In a perfect world, all of our children would have been taught from the time they were wee ones to respect each other.  To respect their own and others bodies.  To not be ashamed of their body, with or without clothes.  To love and hold sacred the beautiful and varying bodies that we were all given.  But this isn't a perfect world, and there are plenty of parents out there who aren't teaching this to our children.  Who aren't holding their hands and guiding them through life and teaching them right and wrong.  And so we end up with children, on a bus, without their parents, who may be taunted, may be assaulted, may be ridiculed, may be talked down to, may be forced to put up with things no kid should have to endure, because their bus got to drive by a naked lady on a wall every. single. day.

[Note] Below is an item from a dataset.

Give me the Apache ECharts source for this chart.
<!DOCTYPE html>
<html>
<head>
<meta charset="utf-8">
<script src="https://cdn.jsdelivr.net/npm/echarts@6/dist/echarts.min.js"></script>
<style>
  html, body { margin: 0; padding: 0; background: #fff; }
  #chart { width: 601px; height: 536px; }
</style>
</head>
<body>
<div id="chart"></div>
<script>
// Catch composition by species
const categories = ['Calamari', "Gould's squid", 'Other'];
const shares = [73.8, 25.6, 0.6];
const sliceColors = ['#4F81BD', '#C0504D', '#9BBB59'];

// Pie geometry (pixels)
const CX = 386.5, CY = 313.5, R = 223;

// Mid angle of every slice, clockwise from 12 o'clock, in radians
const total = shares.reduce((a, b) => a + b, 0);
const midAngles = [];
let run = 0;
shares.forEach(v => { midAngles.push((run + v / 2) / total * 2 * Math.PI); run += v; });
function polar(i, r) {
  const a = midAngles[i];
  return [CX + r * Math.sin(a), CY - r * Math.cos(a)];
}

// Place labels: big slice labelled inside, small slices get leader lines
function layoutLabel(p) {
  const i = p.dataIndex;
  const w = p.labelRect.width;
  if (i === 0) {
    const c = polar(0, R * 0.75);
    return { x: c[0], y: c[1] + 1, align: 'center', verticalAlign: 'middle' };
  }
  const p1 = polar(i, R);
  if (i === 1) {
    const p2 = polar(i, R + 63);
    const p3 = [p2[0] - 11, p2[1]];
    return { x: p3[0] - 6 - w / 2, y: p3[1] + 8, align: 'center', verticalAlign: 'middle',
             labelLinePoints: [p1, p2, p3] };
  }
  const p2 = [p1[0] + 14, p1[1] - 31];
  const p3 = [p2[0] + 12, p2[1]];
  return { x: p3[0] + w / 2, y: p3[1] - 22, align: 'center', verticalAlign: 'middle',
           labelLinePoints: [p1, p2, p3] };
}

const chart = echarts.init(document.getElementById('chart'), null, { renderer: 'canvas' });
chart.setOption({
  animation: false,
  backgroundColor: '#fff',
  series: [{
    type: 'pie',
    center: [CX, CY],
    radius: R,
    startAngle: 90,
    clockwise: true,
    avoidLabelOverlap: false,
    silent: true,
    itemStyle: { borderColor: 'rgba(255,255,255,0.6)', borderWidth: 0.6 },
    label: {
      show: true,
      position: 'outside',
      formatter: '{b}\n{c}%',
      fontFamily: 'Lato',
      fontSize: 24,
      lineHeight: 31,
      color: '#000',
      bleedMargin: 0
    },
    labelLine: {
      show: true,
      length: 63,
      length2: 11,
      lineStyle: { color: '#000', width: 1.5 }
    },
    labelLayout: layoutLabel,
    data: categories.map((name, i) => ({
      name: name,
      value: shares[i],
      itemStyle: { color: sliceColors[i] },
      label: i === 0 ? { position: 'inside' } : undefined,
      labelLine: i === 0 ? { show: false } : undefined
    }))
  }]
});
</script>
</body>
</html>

Now I should qualify this by saying I am a person who was tormented and teased and bullied and assaulted on a bus for many years, and we never drove by naked women on a wall.  I was just an easy target for whatever myriad of reasons.  So I'm not saying this may not already be happening irregardless of a painting on a wall.  But what I am saying, is that as parents, we have a responsibility and a right to filter the things our children see in public places.  We have a right to disagree with nipples and pubic hair being on public display, whether it's art or not.  And we have a responsibility to do whatever we can to ensure that the children in our community are learning to respect the girls and women they are growing up around, and not just seeing them as a naked lady on a wall.

And that, folks, is what I wish came out of my mouth at our neighborhood meeting tonight, instead of stammering and long pauses and quick attempts at catching my breath.